Let us know what you think in the Comments.
THE AUTHOR: Wallace Wyss is the author of three books on Shelby. Currently he is making oil portraits of exotic cars on commission. He can be reached at Photojournalistpro2@gmail.com.
You forgot to mention the genuine Shelby American Company itself, with Carroll Shelby and after Carroll Shelby, manufacturing various “continuation” models of the Shelby AC Cobra.
FYI Shelby now offers CSX engines in all different sizes, Beautifully fished they are works of art.
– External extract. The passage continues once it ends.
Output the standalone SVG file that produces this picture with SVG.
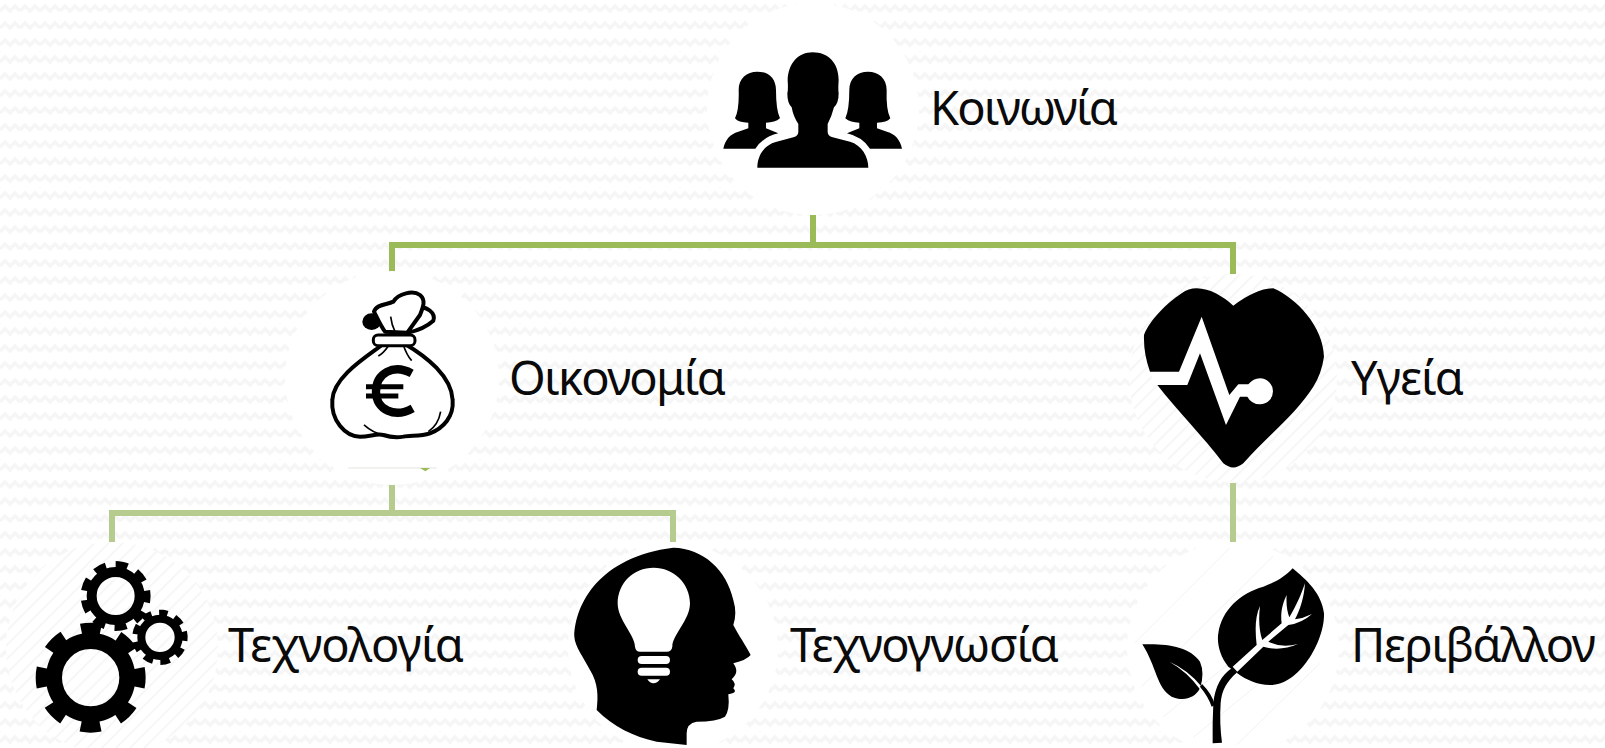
<svg xmlns="http://www.w3.org/2000/svg" width="1605" height="748" viewBox="0 0 1605 748">
<style>
.lbl{font-family:"Noto Sans","Open Sans","DejaVu Sans",sans-serif;font-size:47px;fill:#0a0a0a}
.disc{fill:#fff}
.c1{stroke:#9bbb59;stroke-width:6;fill:none}
.c2{stroke:#b5cc8e;stroke-width:6;fill:none}
.k{fill:#000}
.w{fill:#fff}
</style>
<defs>
<pattern id="bg" width="20" height="17" patternUnits="userSpaceOnUse"><path d="M0,11 L5,6 L10,11 L15,6 L20,11" fill="none" stroke="#f6f6f6" stroke-width="3.5"/></pattern>
<pattern id="hatch" width="10" height="10" patternUnits="userSpaceOnUse" patternTransform="rotate(45)"><rect width="10" height="10" fill="#fff"/><rect width="1.5" height="10" fill="#f4f4f4"/></pattern>
</defs>
<rect width="1605" height="748" fill="#fff"/>
<rect width="1605" height="748" fill="url(#bg)"/>
<g id="connectors">
<path class="c1" d="M813,215V245M392,274V245H1233V274"/>
<path class="c2" d="M392,483V513M112,542V513H673V542M1233,483V542"/>
</g>
<g id="koinonia">
<circle class="disc" cx="813" cy="109" r="106"/>
<g transform="translate(680,0) scale(.3333)">
<path id="woman" class="k" d="M130,446C135,420 150,402 175,395L205,385V368Q175,368 165,355Q178,330 176,270C176,235 200,215 232,215C265,215 288,235 288,270Q288,330 300,355Q285,368 258,368V385L295,400Q250,410 226,446Z"/>
<path class="k" d="M666,446C661,420 646,402 621,395L591,385V368Q621,368 631,355Q618,330 620,270C620,235 596,215 564,215C531,215 508,235 508,270Q508,330 496,355Q511,368 538,368V385L501,400Q546,410 570,446Z"/>
<path class="k" d="M232,503C232,470 250,435 290,425L340,412Q355,408 355,395V372Q340,350 335,322Q322,310 322,280Q325,270 323,240C325,190 355,157 398,157C445,157 476,190 476,240Q474,270 476,280Q476,310 462,322Q455,350 443,372V395Q443,408 458,412L510,425C545,435 565,470 565,503Z"/>
</g>
<text class="lbl" x="930" y="125" textLength="188">Κοινωνία</text>
</g>
<g id="oikonomia">
<circle class="disc" cx="392" cy="378" r="107"/>
<g transform="translate(270,260) scale(.3333)">
<ellipse class="k" cx="305" cy="185" rx="28" ry="25"/>
<path fill="#fff" stroke="#000" stroke-width="12" d="M440,145C470,135 498,160 490,182C470,200 440,212 415,218Z"/>
<path fill="#fff" stroke="#000" stroke-width="12" stroke-linejoin="round" d="M345,215C330,195 320,170 312,155C320,132 350,135 370,125C385,100 430,90 450,105C468,120 460,140 450,165L412,218Z"/>
<path fill="#fff" stroke="#000" stroke-width="12" d="M340,252C290,290 190,350 187,420C182,480 225,530 270,530C300,530 320,520 340,525Q370,535 400,530C420,525 450,530 480,520C520,505 552,470 548,420C545,350 470,290 405,252Z"/>
<rect x="310" y="225" width="125" height="32" rx="14" fill="#fff" stroke="#000" stroke-width="9"/>
<path fill="none" stroke="#000" stroke-width="5" d="M355,258Q340,280 325,288M400,255Q410,285 425,302M282,495Q310,520 340,525M512,455Q505,495 475,515M362,170Q365,195 375,215"/>
<path fill="none" stroke="#000" stroke-width="25" d="M425,340C370,310 318,340 318,395C318,450 375,475 428,445"/>
<path fill="none" stroke="#000" stroke-width="15" d="M288,380H400M288,408H385"/>
<path fill="none" stroke="#d4d4cc" stroke-width="2" d="M235,624H500"/>
<path fill="#9bbb59" d="M450,624H480L466,634Z"/>
</g>
<text class="lbl" x="509" y="395" textLength="217">Οικονομία</text>
</g>
<g id="ygeia">
<circle fill="url(#hatch)" cx="1233" cy="378" r="104"/>
<g transform="translate(1100,260) scale(.3333)">
<path class="k" d="M400,137C370,110 330,85 290,85Q265,85 245,100C200,130 150,180 132,225Q130,280 150,335L172,375C230,450 310,530 370,610Q400,635 430,610C500,530 590,460 640,380Q665,340 672,290C670,200 590,115 520,85Q470,85 400,137Z"/>
<path class="w" d="M148,335H237L305,170L388,405L415,373H445Q460,355 480,355A39,39 0 1 1 480,433Q455,433 442,410H420L378,495L300,280L262,375H168Z"/>
</g>
<text class="lbl" x="1351" y="395" textLength="113">Υγεία</text>
</g>
<g id="technologia">
<circle fill="url(#hatch)" cx="112" cy="648" r="106"/>
<g transform="translate(0,530) scale(.3333)" fill="none" stroke="#000">
<circle cx="272" cy="443" r="110" stroke-width="48"/>
<circle cx="272" cy="443" r="148" stroke-width="34" pathLength="360" stroke-dasharray="23 22" stroke-dashoffset="11.5"/>
<circle cx="347" cy="198" r="72" stroke-width="30"/>
<circle cx="347" cy="198" r="94" stroke-width="22" pathLength="360" stroke-dasharray="22 18" stroke-dashoffset="11" transform="rotate(-79 347 198)"/>
<circle cx="480" cy="322" r="56" stroke-width="24"/>
<circle cx="480" cy="322" r="74" stroke-width="18" pathLength="360" stroke-dasharray="22 18" stroke-dashoffset="11" transform="rotate(-83 480 322)"/>
</g>
<text class="lbl" x="228" y="662" textLength="236">Τεχνολογία</text>
</g>
<g id="technognosia">
<circle class="disc" cx="673" cy="648" r="105"/>
<g transform="translate(540,520) scale(.3333)">
<path class="k" d="M440,675L350,665C280,650 220,620 170,570C175,530 175,490 150,450C130,410 105,380 103,350C105,250 180,110 400,83C490,85 560,150 580,240Q592,280 580,315C595,345 620,380 632,405Q620,420 580,430C595,450 590,465 575,478Q590,490 580,505C590,515 585,520 565,523Q570,570 555,590Q530,605 470,605Q440,610 440,640Z"/>
<path class="w" d="M341,143C280,143 233,190 233,250C233,300 285,345 285,380Q287,395 300,395H380Q395,395 397,380C397,345 450,300 450,250C450,190 400,143 341,143Z"/>
<rect class="w" x="293" y="408" width="97" height="24" rx="12"/>
<rect class="w" x="293" y="443" width="97" height="24" rx="12"/>
<path class="w" d="M322,478H360Q352,490 340,490Q330,490 322,478Z"/>
</g>
<text class="lbl" x="790" y="662" textLength="269">Τεχνογνωσία</text>
</g>
<g id="perivallon">
<circle class="disc" cx="1233" cy="648" r="106"/>
<g transform="translate(1100,530) scale(.3333)">
<path fill="none" stroke="#ececec" stroke-width="2" d="M105,338L388,55M125,470L520,78M190,560L400,390M280,622L600,360M410,645L660,400"/>
<path class="k" d="M578,115C620,150 665,190 672,250C675,330 600,465 510,465C470,465 440,450 412,430L385,410C360,380 350,340 355,310C365,240 420,190 490,170C530,155 555,140 578,115Z"/>
<path fill="#fff" d="M398,410L470,345C465,300 465,260 480,228C475,270 478,305 487,330L545,280C540,245 550,215 560,195C558,225 562,245 568,262C590,225 605,190 615,160C612,205 600,240 585,268Q610,265 636,252Q605,280 565,285L505,335Q545,355 594,342Q540,365 490,350L412,425Z"/>
<path class="k" d="M127,343C200,340 270,350 300,395Q315,430 300,475C285,505 250,515 215,500C170,475 170,410 127,343Z"/>
<path fill="#fff" d="M208,395Q265,420 305,470L300,478Q262,425 208,395Z"/>
<path class="k" d="M338,640Q337,580 340,520C345,470 365,435 395,415L410,428C380,455 365,480 362,520Q358,580 366,638Z"/>
<path class="k" d="M335,530Q325,500 300,470L306,462Q335,490 345,525Z"/>
</g>
<text class="lbl" x="1351" y="662" textLength="245">Περιβάλλον</text>
</g>
</svg>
Hi, reading all the stories about the AC Ace. In 1960 after a succesfull race at Brands Hatch Bob Staples was riding in VPL442 with his brother at the wheel. A rear wishbone broke, the hard top came off and threw Bob on to the track. He was injured. The car was returned to AC. In June of 1960 I saw the car at AC completely rebuilt but not painted and no upholstery. My coworker, Ken Mantovani and I picked up the Racing wheels to take to Oulton Park. While at AC I saw a car under a tarp. Ken asked the Foreman to show me. It was the first AC Cobra, with a 260 Ford engine. I was sworn to secrecy. The car was shown at Earls Court. The Ace, VPL442 was driven by the AC rep with Bob in the passenger seat. Bob had eye injur and was not supposed to drive in daylight. Anyway, we arrived at Oulton Park Saturday morning. The car was prepared for the first set of Marc Scratch races, top removed, windsheild changed, and, my job, to change the Zenith downdraft carb needles on the Bristol 6 engine. I note other stories on chassis AE01 say it had an AC 6 engine. Anyway, Bob won every race. Bob was the 1959 Amateur Sports Car Champion. Bob drove the Ace from Oulton Park back to London on Sunday, with me in the passenger seat. On some stretches ofvthe A5 the Ace was doing around 140 mph. Bob was a masterful driver. I will be 80 in 3 months, so it was a long timd ago, so excuse any errors.